A temática decolonial é uma área de especialidade de Marieli. Além das dificuldades sociais e econômicas locais, o desafio de descobrir um ensino de língua inglesa com um potencial transformador inclui resgatar fatos esquecidos pela história oficial. “É um trabalho que exige muita pesquisa, porque não existe pronto.”, explica a educadora.
Para ajudar a preencher esse abismo, Marieli se organizou com outras professoras para criar um material didático capaz de consolidar parte das experiências de educação antirracista. “Foi a professora Joelma Santos que em seu doutorado criou um curso de ensino de inglês com uma perspectiva afrocentrada. Daí, junto com os alunos do curso nós fizemos um livro nessa temática”, explica.
Para Marieli, é a partir dessa abordagem que o inglês pode se tornar uma ferramenta de transformação para contribuir com a realidade socioeconômica brasileira. Não enquanto conhecimento estrangeiro, mas como instrumento a ser apropriado para emancipação. “bell hooks comenta que o inglês foi a língua do colonizador, que fomos obrigados a aprender, mas que ela pode ser usada a nosso favor. Para a gente se defender, e mostrar o nosso valor. Às vezes um aluno me fala ‘professora, eu nem sei português, porque tenho que saber inglês?’ Eu respondo, ‘somos descendentes de povos poliglotas. Tem mais de duas mil línguas no continente africano. E, além disso, eles ainda falam a língua do colonizador. Francês, inglês e português. E vocês, descendentes desses povos não podem aprender inglês?’ E aí eles ficam pensando ‘se sou descendente desses povos posso falar qualquer língua!”.
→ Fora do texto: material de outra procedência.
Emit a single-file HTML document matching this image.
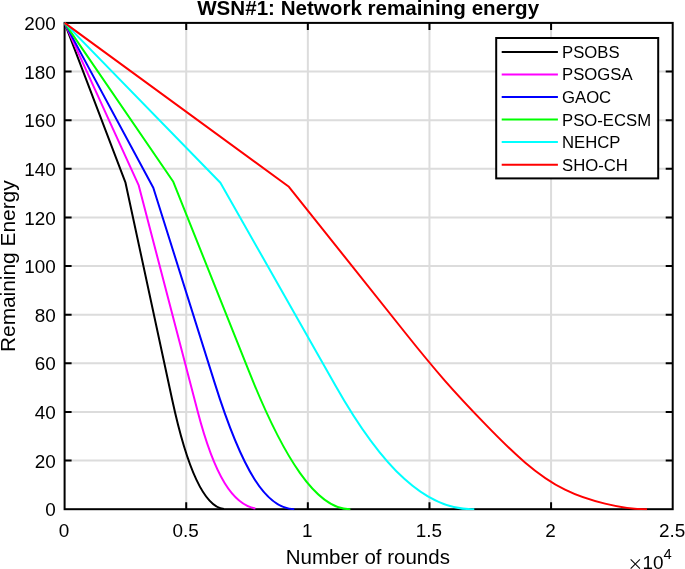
<!DOCTYPE html>
<html lang="en"><head><meta charset="utf-8"><title>WSN#1: Network remaining energy</title>
<style>html,body{margin:0;padding:0;background:#fff}svg{display:block}text{font-family:"Liberation Sans",sans-serif}</style></head><body>
<svg width="685" height="569" viewBox="0 0 685 569" style="will-change:transform">
<rect width="685" height="569" fill="#fff"/>
<path d="M186.22,22.9V509.2M307.84,22.9V509.2M429.46,22.9V509.2M551.08,22.9V509.2M64.6,460.57H672.7M64.6,411.94H672.7M64.6,363.31H672.7M64.6,314.68H672.7M64.6,266.05H672.7M64.6,217.42H672.7M64.6,168.79H672.7M64.6,120.16H672.7M64.6,71.53H672.7" stroke="#dcdcdc" stroke-width="2" fill="none"/>
<path d="M186.22,509.2v-7.0M186.22,22.9v7.0M307.84,509.2v-7.0M307.84,22.9v7.0M429.46,509.2v-7.0M429.46,22.9v7.0M551.08,509.2v-7.0M551.08,22.9v7.0M64.6,460.57h7.0M672.7,460.57h-7.0M64.6,411.94h7.0M672.7,411.94h-7.0M64.6,363.31h7.0M672.7,363.31h-7.0M64.6,314.68h7.0M672.7,314.68h-7.0M64.6,266.05h7.0M672.7,266.05h-7.0M64.6,217.42h7.0M672.7,217.42h-7.0M64.6,168.79h7.0M672.7,168.79h-7.0M64.6,120.16h7.0M672.7,120.16h-7.0M64.6,71.53h7.0M672.7,71.53h-7.0" stroke="#000" stroke-width="2" fill="none"/>
<rect x="64.6" y="22.9" width="608.10" height="486.30" fill="none" stroke="#000" stroke-width="2"/>
<clipPath id="c"><rect x="63.6" y="21.9" width="610.1" height="488.3"/></clipPath>
<g clip-path="url(#c)" fill="none" stroke-width="2" stroke-linejoin="round">
<path d="M64.6,22.9L125.5,182.7L172.2,399.7C190.1,482.7 208.8,507.3 224.0,509.1" stroke="#000000"/>
<path d="M64.6,22.9L138.6,185.1L197.5,410.8C215.0,478.0 233.4,504.3 255.4,508.6" stroke="#ff00ff"/>
<path d="M64.6,22.9L153.3,187.7L214.5,382.4C242.6,471.9 266.5,508.8 294.3,509.2" stroke="#0000ff"/>
<path d="M64.6,22.9L173.3,181.8L248.9,371.2C283.6,458.3 316.5,509.2 349.7,509.2H350.4" stroke="#00ff00"/>
<path d="M64.6,22.9L220.4,182.7L335.4,385.4C383.4,470.2 426.6,509.2 471.4,509.2H474.3" stroke="#00ffff"/>
<path d="M64.6,22.9L288.9,186.8L405.0,332.5C418.3,349.2 431.7,365.6 445.0,380.8C458.3,396.0 471.7,410.1 485.0,423.9C498.3,437.7 511.7,451.1 525.0,462.4C538.3,473.8 551.7,483.0 565.0,489.7C578.3,496.3 591.7,500.5 605.0,503.6C619.0,507.0 633.0,509.2 647.0,509.2" stroke="#ff0000"/>
</g>
<text transform="translate(55.70,516.35) scale(1.027,1)" font-size="18.4" text-anchor="end" font-weight="normal" fill="#000">0</text>
<text transform="translate(55.70,467.72) scale(1.027,1)" font-size="18.4" text-anchor="end" font-weight="normal" fill="#000">20</text>
<text transform="translate(55.70,419.09) scale(1.027,1)" font-size="18.4" text-anchor="end" font-weight="normal" fill="#000">40</text>
<text transform="translate(55.70,370.46) scale(1.027,1)" font-size="18.4" text-anchor="end" font-weight="normal" fill="#000">60</text>
<text transform="translate(55.70,321.83) scale(1.027,1)" font-size="18.4" text-anchor="end" font-weight="normal" fill="#000">80</text>
<text transform="translate(55.70,273.20) scale(1.027,1)" font-size="18.4" text-anchor="end" font-weight="normal" fill="#000">100</text>
<text transform="translate(55.70,224.57) scale(1.027,1)" font-size="18.4" text-anchor="end" font-weight="normal" fill="#000">120</text>
<text transform="translate(55.70,175.94) scale(1.027,1)" font-size="18.4" text-anchor="end" font-weight="normal" fill="#000">140</text>
<text transform="translate(55.70,127.31) scale(1.027,1)" font-size="18.4" text-anchor="end" font-weight="normal" fill="#000">160</text>
<text transform="translate(55.70,78.68) scale(1.027,1)" font-size="18.4" text-anchor="end" font-weight="normal" fill="#000">180</text>
<text transform="translate(55.70,30.05) scale(1.027,1)" font-size="18.4" text-anchor="end" font-weight="normal" fill="#000">200</text>
<text transform="translate(64.10,536.50) scale(1.027,1)" font-size="18.4" text-anchor="middle" font-weight="normal" fill="#000">0</text>
<text transform="translate(185.72,536.50) scale(1.027,1)" font-size="18.4" text-anchor="middle" font-weight="normal" fill="#000">0.5</text>
<text transform="translate(307.34,536.50) scale(1.027,1)" font-size="18.4" text-anchor="middle" font-weight="normal" fill="#000">1</text>
<text transform="translate(428.96,536.50) scale(1.027,1)" font-size="18.4" text-anchor="middle" font-weight="normal" fill="#000">1.5</text>
<text transform="translate(550.58,536.50) scale(1.027,1)" font-size="18.4" text-anchor="middle" font-weight="normal" fill="#000">2</text>
<text transform="translate(672.20,536.50) scale(1.027,1)" font-size="18.4" text-anchor="middle" font-weight="normal" fill="#000">2.5</text>
<text x="627.6" y="570.4" font-size="15.6" fill="#000" style="font-family:'Noto Sans CJK SC','Liberation Sans',sans-serif">×</text>
<text transform="translate(642.60,569.30) scale(1.027,1)" font-size="18.4" text-anchor="start" font-weight="normal" fill="#000">10</text>
<text transform="translate(663.40,559.20) scale(1.027,1)" font-size="14.4" text-anchor="start" font-weight="normal" fill="#000">4</text>
<text transform="translate(368.15,14.60) scale(1.0143,1)" font-size="20.3" text-anchor="middle" font-weight="bold" fill="#000">WSN#1: Network remaining energy</text>
<text transform="translate(367.85,564.30) scale(1.025,1)" font-size="20.0" text-anchor="middle" font-weight="normal" fill="#000">Number of rounds</text>
<text transform="translate(14.70,266.20) rotate(-90) scale(1.034,1)" font-size="20.2" text-anchor="middle" font-weight="normal" fill="#000">Remaining Energy</text>
<rect x="496.2" y="38" width="162.0" height="140.4" fill="#fff" stroke="#000" stroke-width="2"/>
<path d="M501.7,51.90H557.9" stroke="#000000" stroke-width="2"/>
<text transform="translate(562.00,57.90) scale(1.025,1)" font-size="16.3" text-anchor="start" font-weight="normal" fill="#000">PSOBS</text>
<path d="M501.7,74.45H557.9" stroke="#ff00ff" stroke-width="2"/>
<text transform="translate(562.00,80.45) scale(1.025,1)" font-size="16.3" text-anchor="start" font-weight="normal" fill="#000">PSOGSA</text>
<path d="M501.7,97.00H557.9" stroke="#0000ff" stroke-width="2"/>
<text transform="translate(562.00,103.00) scale(1.025,1)" font-size="16.3" text-anchor="start" font-weight="normal" fill="#000">GAOC</text>
<path d="M501.7,119.55H557.9" stroke="#00ff00" stroke-width="2"/>
<text transform="translate(562.00,125.55) scale(1.025,1)" font-size="16.3" text-anchor="start" font-weight="normal" fill="#000">PSO-ECSM</text>
<path d="M501.7,142.10H557.9" stroke="#00ffff" stroke-width="2"/>
<text transform="translate(562.00,148.10) scale(1.025,1)" font-size="16.3" text-anchor="start" font-weight="normal" fill="#000">NEHCP</text>
<path d="M501.7,164.65H557.9" stroke="#ff0000" stroke-width="2"/>
<text transform="translate(562.00,170.65) scale(1.025,1)" font-size="16.3" text-anchor="start" font-weight="normal" fill="#000">SHO-CH</text>
</svg></body></html>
Não se trata, assim, de uma luta nova, e sim de um processo histórico de resistência contra a opressão. A língua inglesa, a princípio ferramenta de dominação, é ressignificada por meio da memória e da luta. “Esses movimentos, seja de pessoas negras, indígenas, ou em situação financeira vulnerável, sempre existiram. São povos, etnias, grupos sociais que lutam por alguma melhoria. A gente só está dando continuidade a uma luta antiga.”
Marieli reconhece o tamanho do desafio na luta contra todas as formas de opressão, como o racismo, e vê potencial em novas tecnologias para organizar movimentos de baixo para cima. “Antes, essas lutas ficavam muito restritas a uma certa área geograficamente marcada. Não tinha possibilidade de ser expandida. A tecnologia, as redes sociais, a internet de forma geral são uma forma da gente se fortalecer e alcançar mais pessoas.”
Marielle pontua que a luta é tão constante quanto o esquecimento e que é necessário preservar a memória e continuar. “É importante a gente não desistir do enfrentamento. Angela Davis fala isso ‘a liberdade é uma luta constante’. Então, não vai ter trégua, não vai ter fim. Porque de uma geração para outra tem coisas que são esquecidas, escondidas. Então, é um trabalho que tem que ser renovado, nunca interrompido.”
Com garra, amor e conhecimento, Marieli ensina a estudantes a transgredirem uma ordem projetada para que eles falhem. Sua prática potencializa a língua inglesa como instrumento de luta por libertação e memória. Acredita no potencial da base de virar o jogo contra um sistema baseado na exploração do povo preto e periférico. Rebelde na alma, faz do inglês ferramenta contra a persistente colonialidade.